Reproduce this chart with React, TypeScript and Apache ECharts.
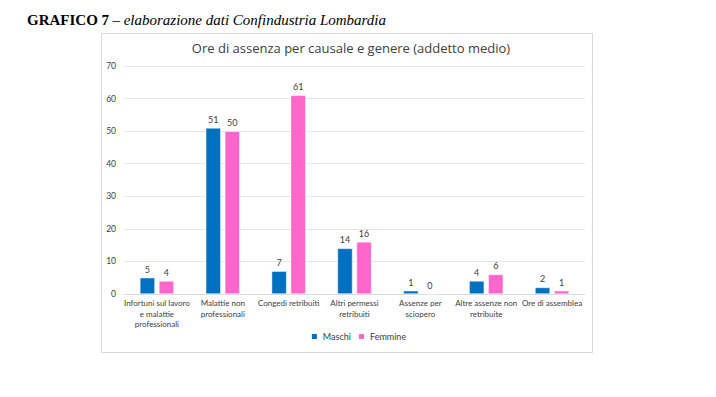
import React, { useEffect, useRef } from "react";
import * as echarts from "echarts";

const categories = [
  "Infortuni sul lavoro\ne malattie\nprofessionali",
  "Malattie non\nprofessionali",
  "Congedi retribuiti",
  "Altri permessi\nretribuiti",
  "Assenze per\nsciopero",
  "Altre assenze non\nretribuite",
  "Ore di assemblea",
];
const maschi = [5, 51, 7, 14, 1, 4, 2];
const femmine = [4, 50, 61, 16, 0, 6, 1];
const seriesNames = ["Maschi", "Femmine"];

export default function App() {
  const ref = useRef<HTMLDivElement>(null);
  useEffect(() => {
    const chart = echarts.init(ref.current!, null, { renderer: "svg" });
    const labelStyle = {
      show: true,
      position: "top" as const,
      fontSize: 9,
      color: "#404040",
      fontFamily: "Lato",
      distance: 4,
    };
    chart.setOption({
      animation: false,
      backgroundColor: "#ffffff",
      graphic: [
        {
          type: "rect",
          shape: { x: 101.5, y: 33.5, width: 491, height: 319 },
          style: { fill: "none", stroke: "#d9d9d9", lineWidth: 1 },
          z: -1,
        },
        {
          type: "text",
          left: 27,
          top: 12,
          style: {
            text: "{b|GRAFICO 7} {i|– elaborazione dati Confindustria Lombardia}",
            rich: {
              b: { fontFamily: "Liberation Serif", fontWeight: "bold", fontSize: 15, fill: "#000" },
              i: { fontFamily: "Liberation Serif", fontStyle: "italic", fontSize: 15, fill: "#000" },
            },
          },
        },
      ],
      title: {
        text: "Ore di assenza per causale e genere (addetto medio)",
        left: 346,
        textAlign: "center",
        top: 36,
        textStyle: { fontFamily: "Open Sans", fontWeight: "normal", fontSize: 13, color: "#404040" },
      },
      legend: {
        data: seriesNames,
        bottom: 51,
        left: "center",
        itemWidth: 7,
        itemHeight: 7,
        itemGap: 6,
        icon: "rect",
        textStyle: { fontFamily: "Lato", fontSize: 9, color: "#404040" },
      },
      grid: { left: 124, right: 131, top: 66, bottom: 103 },
      xAxis: {
        type: "category",
        data: categories,
        axisTick: { show: false },
        axisLine: { lineStyle: { color: "#d9d9d9" } },
        axisLabel: {
          interval: 0,
          fontFamily: "Lato",
          fontSize: 8,
          color: "#404040",
          lineHeight: 10.5,
          margin: 4,
        },
      },
      yAxis: {
        type: "value",
        min: 0,
        max: 70,
        interval: 10,
        axisLabel: { fontFamily: "Lato", fontSize: 8.5, color: "#404040", margin: 8 },
        splitLine: { lineStyle: { color: "#e6e6e6" } },
      },
      series: [
        {
          name: seriesNames[0],
          type: "bar",
          data: maschi,
          barWidth: 15,
          barGap: "27%",
          itemStyle: { color: "#0070C0", borderColor: "#ffffff", borderWidth: 0.5 },
          label: labelStyle,
        },
        {
          name: seriesNames[1],
          type: "bar",
          data: femmine,
          barWidth: 15,
          itemStyle: { color: "#FF66CC", borderColor: "#ffffff", borderWidth: 0.5 },
          label: labelStyle,
        },
      ],
    });
    return () => chart.dispose();
  }, []);
  return (
    <div
      ref={ref}
      style={{ position: "absolute", left: 0, top: 0, width: 716, height: 397 }}
    />
  );
}
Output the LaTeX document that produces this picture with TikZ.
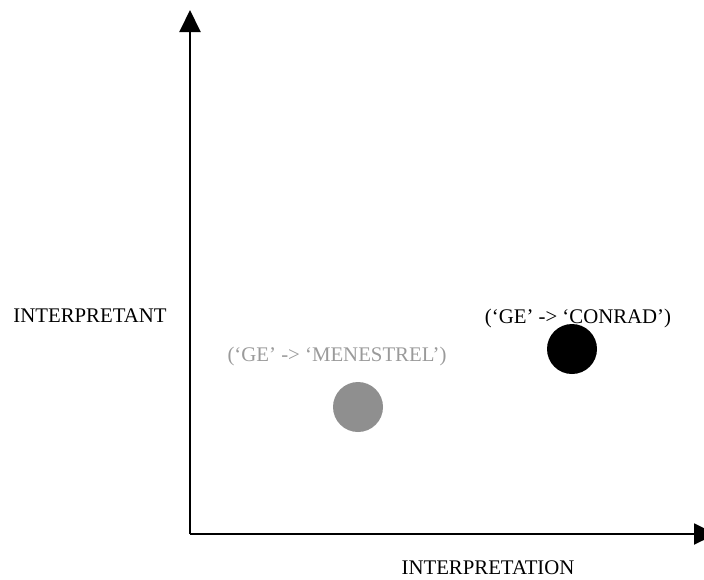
\documentclass[tikz,border=0pt]{standalone}
\usepackage{fontspec}
\setmainfont{Liberation Serif}
\usetikzlibrary{arrows.meta}
\definecolor{dotgray}{HTML}{8F8F8F}
\definecolor{labelgray}{HTML}{9A9A9A}
\begin{document}
\begin{tikzpicture}[
    x=0.5pt, y=-0.5pt,
    axislabel/.style={font=\fontsize{10.4}{12}\selectfont, inner sep=0pt},
    pointlabel/.style={font=\fontsize{10.4}{12}\selectfont, inner sep=0pt},
    dot/.style={circle, minimum size=25pt, inner sep=0pt},
    axis/.style={-{Triangle[width=10.5pt, length=11pt]}, line width=1pt}
]
\useasboundingbox (0,0) rectangle (704,579);

\coordinate (origin) at (190,534);
\coordinate (ytip) at (190,10);
\coordinate (xtip) at (716,534);

\draw[axis] (origin) -- (ytip);
\draw[axis] (origin) -- (xtip);

\node[axislabel] (ylabel) at (90,316) {INTERPRETANT};
\node[axislabel] (xlabel) at (488,568) {INTERPRETATION};

\node[dot, fill=dotgray] (menestrel) at (358,407) {};
\node[pointlabel, text=labelgray] (menestrellabel) at (337,356) {(‘GE’ -> ‘MENESTREL’)};

\node[dot, fill=black] (conrad) at (572,349) {};
\node[pointlabel] (conradlabel) at (578,318) {(‘GE’ -> ‘CONRAD’)};

\end{tikzpicture}
\end{document}
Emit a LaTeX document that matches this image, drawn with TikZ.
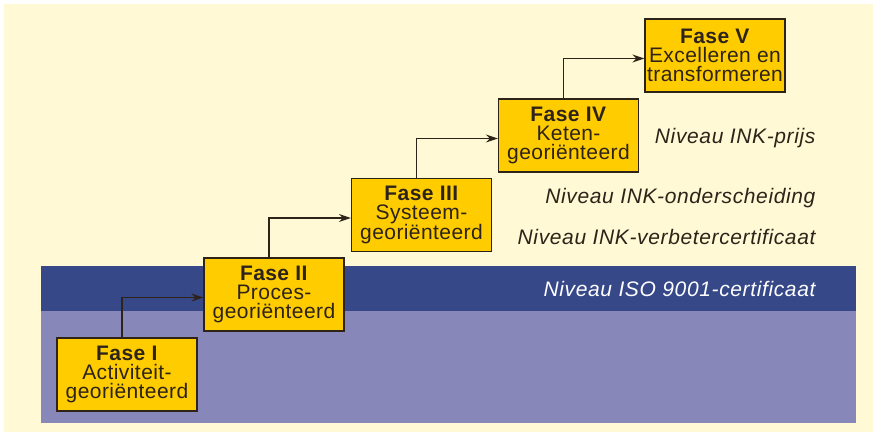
\documentclass[tikz,border=0pt]{standalone}
\usepackage{fontspec}
\setmainfont{Liberation Sans}[LetterSpace=2]
\newfontfamily\nivfont{Liberation Sans}[LetterSpace=3]
\usetikzlibrary{arrows.meta,positioning}
\definecolor{creme}{RGB}{255,249,214}
\definecolor{donkerblauw}{RGB}{55,72,137}
\definecolor{lichtpaars}{RGB}{135,135,186}
\definecolor{geel}{RGB}{255,204,0}
\definecolor{bruin}{RGB}{45,35,25}

\begin{document}
\begin{tikzpicture}[x=1pt,y=-1pt,
          fase/.style={draw=bruin,fill=geel,line width=1.2pt,
                       minimum width=140pt,minimum height=73pt,
                       inner sep=0pt,align=center,text=bruin,
                       font=\fontsize{21}{19}\selectfont},
          stap/.style={-{Stealth[length=12pt,width=8pt]},bruin,line width=1.3pt},
          niv/.style={anchor=east,text=bruin,font=\nivfont\fontsize{21}{19}\selectfont\itshape}
        ]
        \useasboundingbox (0,0) rectangle (883,434);
        \fill[creme] (4,4) rectangle (873,432);
        \fill[lichtpaars] (41,266) rectangle (856,423);
        \fill[donkerblauw] (41,266) rectangle (856,311);

        \node[fase] (f1) at (127,374.5) {\textbf{Fase I}\\Activiteit-\\georiënteerd};
        \node[fase] (f2) at (274,294.5) {\textbf{Fase II}\\Proces-\\georiënteerd};
        \node[fase] (f3) at (421.5,215) {\textbf{Fase III}\\Systeem-\\georiënteerd};
        \node[fase] (f4) at (568.5,135.5) {\textbf{Fase IV}\\Keten-\\georiënteerd};
        \node[fase] (f5) at (715,55.5) {\textbf{Fase V}\\Excelleren en\\transformeren};

        \draw[stap] ([xshift=-5pt]f1.north) |- ([yshift=-3pt]f2.west);
        \draw[stap] ([xshift=-5pt]f2.north) |- ([yshift=-3pt]f3.west);
        \draw[stap] ([xshift=-5pt]f3.north) |- ([yshift=-3pt]f4.west);
        \draw[stap] ([xshift=-5pt]f4.north) |- ([yshift=-3pt]f5.west);

        \node[niv] (prijs) at (819,138) {Niveau INK-prijs};
        \node[niv] (onder) at (819,198) {Niveau INK-onderscheiding};
        \node[niv] (verbeter) at (819,237) {Niveau INK-verbetercertificaat};
        \node[niv,text=white] (iso) at (819,289) {Niveau ISO 9001-certificaat};
      \end{tikzpicture}
\end{document}
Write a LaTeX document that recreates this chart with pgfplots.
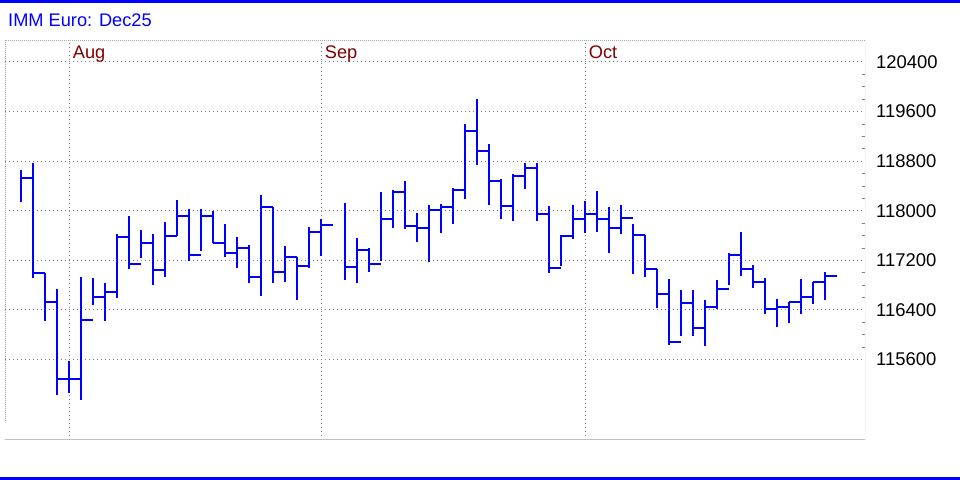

Directions for this task: Read the entries and select each line where the word "with" is found.

Full solution:
Reproduce this chart with React, TypeScript and Apache ECharts.
Output the LaTeX document that produces this picture with TikZ.
Emit a LaTeX document that matches this image, drawn with TikZ.
Write a LaTeX document that recreates this chart with pgfplots.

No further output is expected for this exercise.